• [DATA EXTRACT]:
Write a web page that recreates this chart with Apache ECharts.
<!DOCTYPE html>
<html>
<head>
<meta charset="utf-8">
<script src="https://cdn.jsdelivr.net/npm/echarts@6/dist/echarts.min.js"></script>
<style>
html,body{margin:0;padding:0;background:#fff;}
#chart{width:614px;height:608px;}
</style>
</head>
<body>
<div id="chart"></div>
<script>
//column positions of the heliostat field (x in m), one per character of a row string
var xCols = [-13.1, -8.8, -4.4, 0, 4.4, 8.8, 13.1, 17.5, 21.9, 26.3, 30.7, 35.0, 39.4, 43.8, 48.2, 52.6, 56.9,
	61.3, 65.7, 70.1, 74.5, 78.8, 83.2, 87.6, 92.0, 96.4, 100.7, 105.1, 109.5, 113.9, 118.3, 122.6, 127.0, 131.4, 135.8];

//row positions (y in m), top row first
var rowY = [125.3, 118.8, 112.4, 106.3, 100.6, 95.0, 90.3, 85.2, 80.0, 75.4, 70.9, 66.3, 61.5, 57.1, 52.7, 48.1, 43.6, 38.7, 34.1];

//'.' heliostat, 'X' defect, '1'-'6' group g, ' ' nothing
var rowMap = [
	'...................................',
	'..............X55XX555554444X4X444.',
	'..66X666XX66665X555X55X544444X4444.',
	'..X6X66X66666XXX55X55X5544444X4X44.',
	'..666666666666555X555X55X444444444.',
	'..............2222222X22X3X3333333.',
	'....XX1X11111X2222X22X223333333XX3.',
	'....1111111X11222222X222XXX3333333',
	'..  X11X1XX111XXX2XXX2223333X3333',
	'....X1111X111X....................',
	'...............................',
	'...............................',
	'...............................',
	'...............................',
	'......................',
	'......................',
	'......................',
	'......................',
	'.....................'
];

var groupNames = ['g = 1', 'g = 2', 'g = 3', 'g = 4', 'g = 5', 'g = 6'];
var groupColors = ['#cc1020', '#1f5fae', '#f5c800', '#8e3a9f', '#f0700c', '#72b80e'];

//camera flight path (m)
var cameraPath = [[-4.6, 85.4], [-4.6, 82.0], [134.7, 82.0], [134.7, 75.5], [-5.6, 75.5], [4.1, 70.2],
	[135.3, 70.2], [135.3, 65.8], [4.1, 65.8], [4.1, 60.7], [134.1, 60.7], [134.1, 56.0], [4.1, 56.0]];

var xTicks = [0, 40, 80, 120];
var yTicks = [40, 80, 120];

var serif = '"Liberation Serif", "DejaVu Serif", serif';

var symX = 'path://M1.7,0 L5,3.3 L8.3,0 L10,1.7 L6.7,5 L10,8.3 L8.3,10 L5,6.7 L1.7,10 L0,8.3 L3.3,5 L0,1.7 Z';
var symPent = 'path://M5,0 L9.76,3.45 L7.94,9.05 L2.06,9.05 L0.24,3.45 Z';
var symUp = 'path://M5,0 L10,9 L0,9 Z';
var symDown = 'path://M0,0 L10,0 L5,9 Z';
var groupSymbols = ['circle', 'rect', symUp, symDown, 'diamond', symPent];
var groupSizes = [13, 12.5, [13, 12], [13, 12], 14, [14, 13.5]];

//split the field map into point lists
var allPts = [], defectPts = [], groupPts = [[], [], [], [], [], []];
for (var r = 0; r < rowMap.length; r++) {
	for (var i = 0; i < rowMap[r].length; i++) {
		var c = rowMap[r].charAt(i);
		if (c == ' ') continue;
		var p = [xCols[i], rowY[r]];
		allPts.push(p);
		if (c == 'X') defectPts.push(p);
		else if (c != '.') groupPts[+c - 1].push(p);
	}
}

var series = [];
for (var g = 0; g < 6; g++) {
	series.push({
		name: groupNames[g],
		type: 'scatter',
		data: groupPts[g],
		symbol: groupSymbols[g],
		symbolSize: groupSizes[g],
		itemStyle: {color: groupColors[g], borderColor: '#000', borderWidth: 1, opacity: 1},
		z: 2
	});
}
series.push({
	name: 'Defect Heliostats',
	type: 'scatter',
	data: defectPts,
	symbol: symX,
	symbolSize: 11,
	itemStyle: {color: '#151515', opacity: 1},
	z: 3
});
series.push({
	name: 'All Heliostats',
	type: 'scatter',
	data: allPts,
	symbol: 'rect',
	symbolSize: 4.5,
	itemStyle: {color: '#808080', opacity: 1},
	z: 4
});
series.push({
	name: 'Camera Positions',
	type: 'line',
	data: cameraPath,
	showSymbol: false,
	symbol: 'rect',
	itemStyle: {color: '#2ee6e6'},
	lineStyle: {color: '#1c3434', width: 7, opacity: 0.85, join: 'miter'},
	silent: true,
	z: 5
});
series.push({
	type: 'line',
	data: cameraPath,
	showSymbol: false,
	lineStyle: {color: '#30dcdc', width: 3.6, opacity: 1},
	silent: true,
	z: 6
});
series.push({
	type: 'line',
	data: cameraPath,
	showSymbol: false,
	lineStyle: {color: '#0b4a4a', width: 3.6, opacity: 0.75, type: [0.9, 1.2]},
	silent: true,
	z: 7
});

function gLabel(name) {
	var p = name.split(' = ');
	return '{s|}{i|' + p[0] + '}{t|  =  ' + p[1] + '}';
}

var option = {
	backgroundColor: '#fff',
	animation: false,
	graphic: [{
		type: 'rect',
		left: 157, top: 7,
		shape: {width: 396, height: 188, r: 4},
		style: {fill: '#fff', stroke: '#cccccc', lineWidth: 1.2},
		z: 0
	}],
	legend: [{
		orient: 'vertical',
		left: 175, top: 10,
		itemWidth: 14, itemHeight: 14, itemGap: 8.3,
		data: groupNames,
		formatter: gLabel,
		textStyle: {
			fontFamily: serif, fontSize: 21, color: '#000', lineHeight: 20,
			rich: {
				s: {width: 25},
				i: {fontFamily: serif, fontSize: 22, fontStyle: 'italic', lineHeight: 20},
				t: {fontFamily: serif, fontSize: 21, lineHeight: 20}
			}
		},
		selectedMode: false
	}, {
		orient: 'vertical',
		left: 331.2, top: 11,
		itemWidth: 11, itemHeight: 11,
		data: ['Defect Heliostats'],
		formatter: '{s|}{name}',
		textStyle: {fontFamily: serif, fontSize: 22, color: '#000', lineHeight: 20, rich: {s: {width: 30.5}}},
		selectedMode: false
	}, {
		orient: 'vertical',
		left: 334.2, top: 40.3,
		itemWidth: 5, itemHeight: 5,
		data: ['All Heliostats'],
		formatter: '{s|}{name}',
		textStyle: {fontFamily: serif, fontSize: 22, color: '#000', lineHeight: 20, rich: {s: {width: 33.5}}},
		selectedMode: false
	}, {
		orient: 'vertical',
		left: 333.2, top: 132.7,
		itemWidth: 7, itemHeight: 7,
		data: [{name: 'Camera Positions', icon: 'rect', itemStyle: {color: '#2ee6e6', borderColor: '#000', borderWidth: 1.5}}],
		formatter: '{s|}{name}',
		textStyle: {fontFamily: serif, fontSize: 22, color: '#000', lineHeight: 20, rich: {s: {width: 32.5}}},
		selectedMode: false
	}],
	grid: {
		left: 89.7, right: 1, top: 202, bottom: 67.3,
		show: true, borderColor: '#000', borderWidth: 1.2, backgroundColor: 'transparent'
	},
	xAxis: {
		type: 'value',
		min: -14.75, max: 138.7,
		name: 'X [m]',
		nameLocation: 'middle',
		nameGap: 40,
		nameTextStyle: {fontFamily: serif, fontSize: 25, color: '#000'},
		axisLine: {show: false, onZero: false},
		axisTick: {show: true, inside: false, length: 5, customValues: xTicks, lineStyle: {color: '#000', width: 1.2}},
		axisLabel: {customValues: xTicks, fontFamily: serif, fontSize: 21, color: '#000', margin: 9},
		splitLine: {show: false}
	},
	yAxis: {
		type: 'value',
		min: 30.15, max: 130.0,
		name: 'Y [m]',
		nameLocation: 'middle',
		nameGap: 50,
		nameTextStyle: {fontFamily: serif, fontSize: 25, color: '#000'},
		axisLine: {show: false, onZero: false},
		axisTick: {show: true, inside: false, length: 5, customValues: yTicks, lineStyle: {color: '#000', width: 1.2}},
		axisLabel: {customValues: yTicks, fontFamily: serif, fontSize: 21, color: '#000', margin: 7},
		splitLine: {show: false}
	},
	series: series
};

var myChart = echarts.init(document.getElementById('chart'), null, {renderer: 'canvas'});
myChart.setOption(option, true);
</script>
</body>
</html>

• [PROMPT]: Please write out the material word for word from its first line through the line holding "127.0, 131.4, 135.8];", including both, and no line past it.

• [RIGHT ANSWER]:
Write a web page that recreates this chart with Apache ECharts.
<!DOCTYPE html>
<html>
<head>
<meta charset="utf-8">
<script src="https://cdn.jsdelivr.net/npm/echarts@6/dist/echarts.min.js"></script>
<style>
html,body{margin:0;padding:0;background:#fff;}
#chart{width:614px;height:608px;}
</style>
</head>
<body>
<div id="chart"></div>
<script>
//column positions of the heliostat field (x in m), one per character of a row string
var xCols = [-13.1, -8.8, -4.4, 0, 4.4, 8.8, 13.1, 17.5, 21.9, 26.3, 30.7, 35.0, 39.4, 43.8, 48.2, 52.6, 56.9,
	61.3, 65.7, 70.1, 74.5, 78.8, 83.2, 87.6, 92.0, 96.4, 100.7, 105.1, 109.5, 113.9, 118.3, 122.6, 127.0, 131.4, 135.8];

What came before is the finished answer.